▶ [EXERCISE DESCRIPTION]:
Return, without pictures, the lines from the start of the data through the one that contains "const labelSizes = [20, 20, 20, 20, 24];".

▶ [INPUT DATA]:

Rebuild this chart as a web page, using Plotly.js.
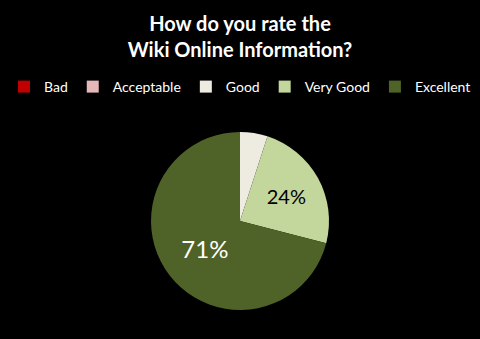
<!DOCTYPE html>
<html>
<head>
<meta charset="utf-8">
<script src="https://cdn.plot.ly/plotly-3.0.1.min.js"></script>
<style>html,body{margin:0;padding:0;background:#000;}#chart{width:480px;height:339px;}</style>
</head>
<body>
<div id="chart"></div>
<script>
const categories = ["Bad", "Acceptable", "Good", "Very Good", "Excellent"];
const values = [0, 0, 5, 24, 71];
const colors = ["#C00000", "#E6B9B8", "#EEECE1", "#C3D69B", "#4F6228"];
const labelTemplates = ["", "", "", "%{percent:.0%}", "%{percent:.0%}"];
const labelColors = ["#000", "#000", "#000", "#000", "#FFFFFF"];
const labelSizes = [20, 20, 20, 20, 24];

const trace = {
  type: "pie",
  labels: categories,
  values: values,
  sort: false,
  direction: "clockwise",
  rotation: 0,
  marker: { colors: colors, line: { width: 0 } },
  texttemplate: labelTemplates,
  textposition: "inside",
  insidetextorientation: "horizontal",
  textfont: { family: "Lato, 'Open Sans', sans-serif", color: labelColors, size: labelSizes },
  hoverinfo: "label+percent",
  showlegend: true
};

const layout = {
  width: 480,
  height: 339,
  paper_bgcolor: "#000",
  plot_bgcolor: "#000",
  margin: { t: 132, b: 29, l: 0, r: 0 },
  title: {
    text: "<b>How do you rate the<br>Wiki Online Information?</b>",
    font: { family: "Lato, 'Open Sans', sans-serif", size: 20, color: "#FFFFFF" },
    x: 0.5, xanchor: "center",
    y: 1 - 31 / 339, yref: "container", yanchor: "middle"
  },
  legend: {
    orientation: "h",
    x: 0.5, xanchor: "center",
    y: 1 - 87 / 339, yref: "container", yanchor: "middle",
    font: { family: "Lato, 'Open Sans', sans-serif", size: 14, color: "#FFFFFF" },
    itemwidth: 30,
    traceorder: "normal"
  },
  showlegend: true
};

Plotly.newPlot("chart", [trace], layout, { displayModeBar: false, staticPlot: true });
</script>
</body>
</html>
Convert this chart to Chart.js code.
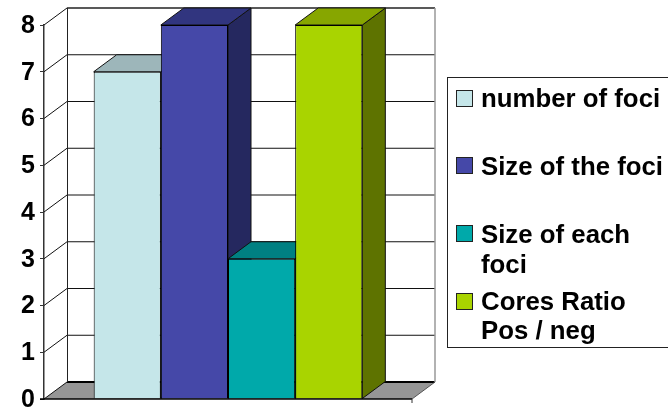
<!DOCTYPE html>
<html>
<head>
<meta charset="utf-8">
<style>
  html, body { margin: 0; padding: 0; background: #fff; }
  canvas { display: block; }
</style>
<script src="https://cdn.jsdelivr.net/npm/chart.js@4/dist/chart.umd.min.js"></script>
</head>
<body>
<canvas id="chart" width="668" height="411"></canvas>
<script>
// Series names and values
const categories = [''];
const seriesNames = ['number of foci', 'Size of the foci', 'Size of each foci', 'Cores Ratio Pos / neg'];
const numberOfFoci = [7];
const sizeOfTheFoci = [8];
const sizeOfEachFoci = [3];
const coresRatio = [8];
const yTicks = [0, 1, 2, 3, 4, 5, 6, 7, 8];

// Face colours for each bar: front, top, side
const frontColors = ['#C5E6E9', '#4548A8', '#00A9AA', '#A9D400'];
const topColors = ['#9DB6BA', '#31357F', '#008082', '#87A600'];
const sideColors = ['#7E9496', '#25285F', '#005F60', '#5E7300'];

// Word-wrapped legend rows
const legendRows = [
  { lines: ['number of foci'], swatchY: 90, baselines: [107] },
  { lines: ['Size of the foci'], swatchY: 157, baselines: [175] },
  { lines: ['Size of each', 'foci'], swatchY: 225, baselines: [243, 273] },
  { lines: ['Cores Ratio', 'Pos / neg'], swatchY: 293, baselines: [310, 339] }
];

// Oblique offset of the rear plane
const DEPTH_X = 23;
const DEPTH_Y = -17;

function poly(ctx, pts, fill, stroke, width) {
  ctx.beginPath();
  pts.forEach((p, i) => (i ? ctx.lineTo(p[0], p[1]) : ctx.moveTo(p[0], p[1])));
  ctx.closePath();
  if (fill) { ctx.fillStyle = fill; ctx.fill(); }
  if (stroke) { ctx.strokeStyle = stroke; ctx.lineWidth = width || 1; ctx.stroke(); }
}

function segment(ctx, x0, y0, x1, y1, color, width) {
  ctx.beginPath();
  ctx.moveTo(x0, y0);
  ctx.lineTo(x1, y1);
  ctx.strokeStyle = color;
  ctx.lineWidth = width || 1;
  ctx.stroke();
}

// Rear wall, side wall, floor and their gridlines
const walls = {
  id: 'walls',
  beforeDatasetsDraw(chart) {
    const { ctx, scales: { x, y } } = chart;
    const left = x.left, right = x.right;
    const base = y.getPixelForValue(0);
    const backL = left + DEPTH_X, backR = right + DEPTH_X;
    ctx.save();
    poly(ctx, [[left, base], [backL, base + DEPTH_Y], [backR, base + DEPTH_Y], [right, base]], '#969696');
    yTicks.forEach(v => {
      const py = y.getPixelForValue(v);
      if (v > 0) {
        segment(ctx, left, py, backL, py + DEPTH_Y, '#111', 1);
        segment(ctx, backL, py + DEPTH_Y, backR, py + DEPTH_Y, v === 8 ? '#222' : '#111', v === 8 ? 1.5 : 1);
      }
    });
    segment(ctx, left, base, backL, base + DEPTH_Y, '#111', 1);
    segment(ctx, backL, base + DEPTH_Y, backR, base + DEPTH_Y, '#000', 2);
    segment(ctx, right, base, backR, base + DEPTH_Y, '#555', 1);
    segment(ctx, backL + 0.5, y.getPixelForValue(8) + DEPTH_Y, backL + 0.5, base + DEPTH_Y, '#222', 1);
    segment(ctx, backR, y.getPixelForValue(8) + DEPTH_Y, backR, base + DEPTH_Y, '#999', 1.5);
    ctx.restore();
  }
};

// Paints the bars left to right, so each one overlaps its left neighbour's
// depth faces: side and top first, then the front from the bar element
const barDepth = {
  id: 'barDepth',
  beforeDatasetsDraw(chart) {
    const { ctx } = chart;
    chart.data.datasets.forEach((_, i) => {
      const meta = chart.getDatasetMeta(i);
      const { x, y, base, width } = meta.data[0].getProps(['x', 'y', 'base', 'width'], true);
      const l = x - width / 2, r = x + width / 2;
      ctx.save();
      ctx.lineJoin = 'round';
      poly(ctx, [[r, y], [r + DEPTH_X, y + DEPTH_Y], [r + DEPTH_X, base + DEPTH_Y], [r, base]], sideColors[i], '#111', 1);
      poly(ctx, [[l, y], [l + DEPTH_X, y + DEPTH_Y], [r + DEPTH_X, y + DEPTH_Y], [r, y]], topColors[i], '#111', 1);
      ctx.restore();
      meta.controller.draw();
    });
  },
  // The bars are already painted above, so the default pass is skipped
  beforeDatasetDraw() {
    return false;
  }
};

// Baseline with its end ticks, and the legend panel
const overlay = {
  id: 'overlay',
  afterDraw(chart) {
    const { ctx, scales: { x, y } } = chart;
    const base = y.getPixelForValue(0);
    ctx.save();
    segment(ctx, x.left - 4, base, x.right, base, '#000', 1.5);
    segment(ctx, x.right, base, x.right, base + 4, '#333', 1);

    ctx.strokeStyle = '#222';
    ctx.lineWidth = 1;
    ctx.strokeRect(447.5, 77.5, 240, 270);
    ctx.font = 'bold 25.8px "Liberation Sans", Arial, sans-serif';
    ctx.textBaseline = 'alphabetic';
    ctx.textAlign = 'left';
    legendRows.forEach((row, i) => {
      ctx.fillStyle = frontColors[i];
      ctx.fillRect(456.5, row.swatchY + 0.5, 16, 16);
      ctx.strokeStyle = '#222';
      ctx.strokeRect(456.5, row.swatchY + 0.5, 16, 16);
      ctx.fillStyle = '#000';
      row.lines.forEach((line, k) => ctx.fillText(line, 481, row.baselines[k]));
    });
    ctx.restore();
  }
};

const seriesValues = [numberOfFoci, sizeOfTheFoci, sizeOfEachFoci, coresRatio];

new Chart(document.getElementById('chart'), {
  type: 'bar',
  data: {
    labels: categories,
    datasets: seriesValues.map((values, i) => ({
      label: seriesNames[i],
      data: values,
      backgroundColor: frontColors[i],
      borderColor: '#000',
      borderWidth: 1
    }))
  },
  options: {
    responsive: false,
    animation: false,
    devicePixelRatio: 1,
    layout: { padding: { top: 25, bottom: 12, right: 256, left: 0 } },
    datasets: { bar: { categoryPercentage: 0.73, barPercentage: 1 } },
    plugins: { legend: { display: false }, tooltip: { enabled: false } },
    scales: {
      x: { display: false, stacked: false },
      y: {
        min: 0,
        max: 8,
        afterFit(scale) {
          scale.width = 44;
          scale.paddingTop = 0;
          scale.paddingBottom = 0;
        },
        afterBuildTicks(scale) {
          scale.ticks = yTicks.map(value => ({ value }));
        },
        grid: { drawOnChartArea: false, drawTicks: true, tickLength: 4, color: '#333', lineWidth: 1 },
        border: { display: true, color: '#333', width: 1.5 },
        ticks: {
          color: '#000',
          padding: 5,
          labelOffset: 1,
          font: { family: '"Liberation Sans", Arial, sans-serif', weight: 'bold', size: 25, lineHeight: 1 }
        }
      }
    }
  },
  plugins: [walls, barDepth, overlay]
});
</script>
</body>
</html>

▶ [RESPONSE TO THE TASK]:
Rebuild this chart as a web page, using Plotly.js.
<!DOCTYPE html>
<html>
<head>
<meta charset="utf-8">
<script src="https://cdn.plot.ly/plotly-3.0.1.min.js"></script>
<style>html,body{margin:0;padding:0;background:#000;}#chart{width:480px;height:339px;}</style>
</head>
<body>
<div id="chart"></div>
<script>
const categories = ["Bad", "Acceptable", "Good", "Very Good", "Excellent"];
const values = [0, 0, 5, 24, 71];
const colors = ["#C00000", "#E6B9B8", "#EEECE1", "#C3D69B", "#4F6228"];
const labelTemplates = ["", "", "", "%{percent:.0%}", "%{percent:.0%}"];
const labelColors = ["#000", "#000", "#000", "#000", "#FFFFFF"];
const labelSizes = [20, 20, 20, 20, 24];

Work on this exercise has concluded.